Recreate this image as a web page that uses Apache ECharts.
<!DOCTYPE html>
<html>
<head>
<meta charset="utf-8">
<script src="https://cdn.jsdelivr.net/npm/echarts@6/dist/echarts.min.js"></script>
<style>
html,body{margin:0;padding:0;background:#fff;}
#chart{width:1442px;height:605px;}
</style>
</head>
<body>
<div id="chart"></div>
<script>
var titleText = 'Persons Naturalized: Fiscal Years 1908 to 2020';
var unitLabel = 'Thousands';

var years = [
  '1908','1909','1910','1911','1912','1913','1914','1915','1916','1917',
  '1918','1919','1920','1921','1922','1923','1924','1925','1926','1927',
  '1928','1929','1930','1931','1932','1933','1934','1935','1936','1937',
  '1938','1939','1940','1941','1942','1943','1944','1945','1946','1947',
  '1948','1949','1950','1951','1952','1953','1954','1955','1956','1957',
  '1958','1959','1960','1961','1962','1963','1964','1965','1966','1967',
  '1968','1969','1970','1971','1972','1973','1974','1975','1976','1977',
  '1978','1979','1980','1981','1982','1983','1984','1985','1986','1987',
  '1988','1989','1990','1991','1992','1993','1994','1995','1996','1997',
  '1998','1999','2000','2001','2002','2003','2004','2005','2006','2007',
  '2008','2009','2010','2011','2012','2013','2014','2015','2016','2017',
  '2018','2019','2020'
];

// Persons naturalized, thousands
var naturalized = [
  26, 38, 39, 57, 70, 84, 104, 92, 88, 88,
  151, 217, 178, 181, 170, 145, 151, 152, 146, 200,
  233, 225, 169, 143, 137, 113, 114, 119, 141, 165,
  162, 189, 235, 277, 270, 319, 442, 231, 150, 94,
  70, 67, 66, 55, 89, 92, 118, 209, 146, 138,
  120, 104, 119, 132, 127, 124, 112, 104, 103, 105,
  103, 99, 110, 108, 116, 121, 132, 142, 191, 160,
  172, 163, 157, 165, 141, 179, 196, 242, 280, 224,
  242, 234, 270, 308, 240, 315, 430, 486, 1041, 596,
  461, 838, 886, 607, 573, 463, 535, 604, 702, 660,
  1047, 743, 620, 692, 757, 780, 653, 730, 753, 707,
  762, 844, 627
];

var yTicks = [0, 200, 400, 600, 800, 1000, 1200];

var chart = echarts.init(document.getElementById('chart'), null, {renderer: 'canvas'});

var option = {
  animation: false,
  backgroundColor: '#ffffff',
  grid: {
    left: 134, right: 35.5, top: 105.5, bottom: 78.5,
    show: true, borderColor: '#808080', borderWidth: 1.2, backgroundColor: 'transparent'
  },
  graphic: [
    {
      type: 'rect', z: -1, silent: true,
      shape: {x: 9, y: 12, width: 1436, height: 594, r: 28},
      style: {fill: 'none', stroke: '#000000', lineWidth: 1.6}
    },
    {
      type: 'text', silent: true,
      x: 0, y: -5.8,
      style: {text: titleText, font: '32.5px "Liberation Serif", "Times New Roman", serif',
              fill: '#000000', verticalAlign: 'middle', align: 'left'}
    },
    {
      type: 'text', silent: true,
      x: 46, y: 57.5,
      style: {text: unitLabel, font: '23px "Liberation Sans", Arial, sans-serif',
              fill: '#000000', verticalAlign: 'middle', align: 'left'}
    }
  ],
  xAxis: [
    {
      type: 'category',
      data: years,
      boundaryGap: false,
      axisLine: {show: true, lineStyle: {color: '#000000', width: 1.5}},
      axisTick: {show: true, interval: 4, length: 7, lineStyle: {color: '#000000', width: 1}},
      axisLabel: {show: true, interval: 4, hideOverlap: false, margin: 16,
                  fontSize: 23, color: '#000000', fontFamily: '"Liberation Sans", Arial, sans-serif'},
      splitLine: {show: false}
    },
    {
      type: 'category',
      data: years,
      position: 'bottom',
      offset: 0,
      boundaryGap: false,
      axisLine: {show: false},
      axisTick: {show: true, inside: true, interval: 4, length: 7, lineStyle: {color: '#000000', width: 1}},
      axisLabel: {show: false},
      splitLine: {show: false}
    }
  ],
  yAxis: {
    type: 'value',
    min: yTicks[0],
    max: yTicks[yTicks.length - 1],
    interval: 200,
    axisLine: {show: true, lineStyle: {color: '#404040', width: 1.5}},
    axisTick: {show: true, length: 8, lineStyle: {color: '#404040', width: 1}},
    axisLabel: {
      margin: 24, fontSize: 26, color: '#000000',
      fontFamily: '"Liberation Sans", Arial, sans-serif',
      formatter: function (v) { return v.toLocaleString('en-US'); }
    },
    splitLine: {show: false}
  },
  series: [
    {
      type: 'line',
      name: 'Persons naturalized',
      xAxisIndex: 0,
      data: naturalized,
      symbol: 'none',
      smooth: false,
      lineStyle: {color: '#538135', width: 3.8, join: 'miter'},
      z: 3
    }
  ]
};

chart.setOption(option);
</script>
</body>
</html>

==========

## GOAL
Restate every line of the data word for word.

## CORRECT RESULT
Recreate this image as a web page that uses Apache ECharts.
<!DOCTYPE html>
<html>
<head>
<meta charset="utf-8">
<script src="https://cdn.jsdelivr.net/npm/echarts@6/dist/echarts.min.js"></script>
<style>
html,body{margin:0;padding:0;background:#fff;}
#chart{width:1442px;height:605px;}
</style>
</head>
<body>
<div id="chart"></div>
<script>
var titleText = 'Persons Naturalized: Fiscal Years 1908 to 2020';
var unitLabel = 'Thousands';

var years = [
  '1908','1909','1910','1911','1912','1913','1914','1915','1916','1917',
  '1918','1919','1920','1921','1922','1923','1924','1925','1926','1927',
  '1928','1929','1930','1931','1932','1933','1934','1935','1936','1937',
  '1938','1939','1940','1941','1942','1943','1944','1945','1946','1947',
  '1948','1949','1950','1951','1952','1953','1954','1955','1956','1957',
  '1958','1959','1960','1961','1962','1963','1964','1965','1966','1967',
  '1968','1969','1970','1971','1972','1973','1974','1975','1976','1977',
  '1978','1979','1980','1981','1982','1983','1984','1985','1986','1987',
  '1988','1989','1990','1991','1992','1993','1994','1995','1996','1997',
  '1998','1999','2000','2001','2002','2003','2004','2005','2006','2007',
  '2008','2009','2010','2011','2012','2013','2014','2015','2016','2017',
  '2018','2019','2020'
];

// Persons naturalized, thousands
var naturalized = [
  26, 38, 39, 57, 70, 84, 104, 92, 88, 88,
  151, 217, 178, 181, 170, 145, 151, 152, 146, 200,
  233, 225, 169, 143, 137, 113, 114, 119, 141, 165,
  162, 189, 235, 277, 270, 319, 442, 231, 150, 94,
  70, 67, 66, 55, 89, 92, 118, 209, 146, 138,
  120, 104, 119, 132, 127, 124, 112, 104, 103, 105,
  103, 99, 110, 108, 116, 121, 132, 142, 191, 160,
  172, 163, 157, 165, 141, 179, 196, 242, 280, 224,
  242, 234, 270, 308, 240, 315, 430, 486, 1041, 596,
  461, 838, 886, 607, 573, 463, 535, 604, 702, 660,
  1047, 743, 620, 692, 757, 780, 653, 730, 753, 707,
  762, 844, 627
];

var yTicks = [0, 200, 400, 600, 800, 1000, 1200];

var chart = echarts.init(document.getElementById('chart'), null, {renderer: 'canvas'});

var option = {
  animation: false,
  backgroundColor: '#ffffff',
  grid: {
    left: 134, right: 35.5, top: 105.5, bottom: 78.5,
    show: true, borderColor: '#808080', borderWidth: 1.2, backgroundColor: 'transparent'
  },
  graphic: [
    {
      type: 'rect', z: -1, silent: true,
      shape: {x: 9, y: 12, width: 1436, height: 594, r: 28},
      style: {fill: 'none', stroke: '#000000', lineWidth: 1.6}
    },
    {
      type: 'text', silent: true,
      x: 0, y: -5.8,
      style: {text: titleText, font: '32.5px "Liberation Serif", "Times New Roman", serif',
              fill: '#000000', verticalAlign: 'middle', align: 'left'}
    },
    {
      type: 'text', silent: true,
      x: 46, y: 57.5,
      style: {text: unitLabel, font: '23px "Liberation Sans", Arial, sans-serif',
              fill: '#000000', verticalAlign: 'middle', align: 'left'}
    }
  ],
  xAxis: [
    {
      type: 'category',
      data: years,
      boundaryGap: false,
      axisLine: {show: true, lineStyle: {color: '#000000', width: 1.5}},
      axisTick: {show: true, interval: 4, length: 7, lineStyle: {color: '#000000', width: 1}},
      axisLabel: {show: true, interval: 4, hideOverlap: false, margin: 16,
                  fontSize: 23, color: '#000000', fontFamily: '"Liberation Sans", Arial, sans-serif'},
      splitLine: {show: false}
    },
    {
      type: 'category',
      data: years,
      position: 'bottom',
      offset: 0,
      boundaryGap: false,
      axisLine: {show: false},
      axisTick: {show: true, inside: true, interval: 4, length: 7, lineStyle: {color: '#000000', width: 1}},
      axisLabel: {show: false},
      splitLine: {show: false}
    }
  ],
  yAxis: {
    type: 'value',
    min: yTicks[0],
    max: yTicks[yTicks.length - 1],
    interval: 200,
    axisLine: {show: true, lineStyle: {color: '#404040', width: 1.5}},
    axisTick: {show: true, length: 8, lineStyle: {color: '#404040', width: 1}},
    axisLabel: {
      margin: 24, fontSize: 26, color: '#000000',
      fontFamily: '"Liberation Sans", Arial, sans-serif',
      formatter: function (v) { return v.toLocaleString('en-US'); }
    },
    splitLine: {show: false}
  },
  series: [
    {
      type: 'line',
      name: 'Persons naturalized',
      xAxisIndex: 0,
      data: naturalized,
      symbol: 'none',
      smooth: false,
      lineStyle: {color: '#538135', width: 3.8, join: 'miter'},
      z: 3
    }
  ]
};

chart.setOption(option);
</script>
</body>
</html>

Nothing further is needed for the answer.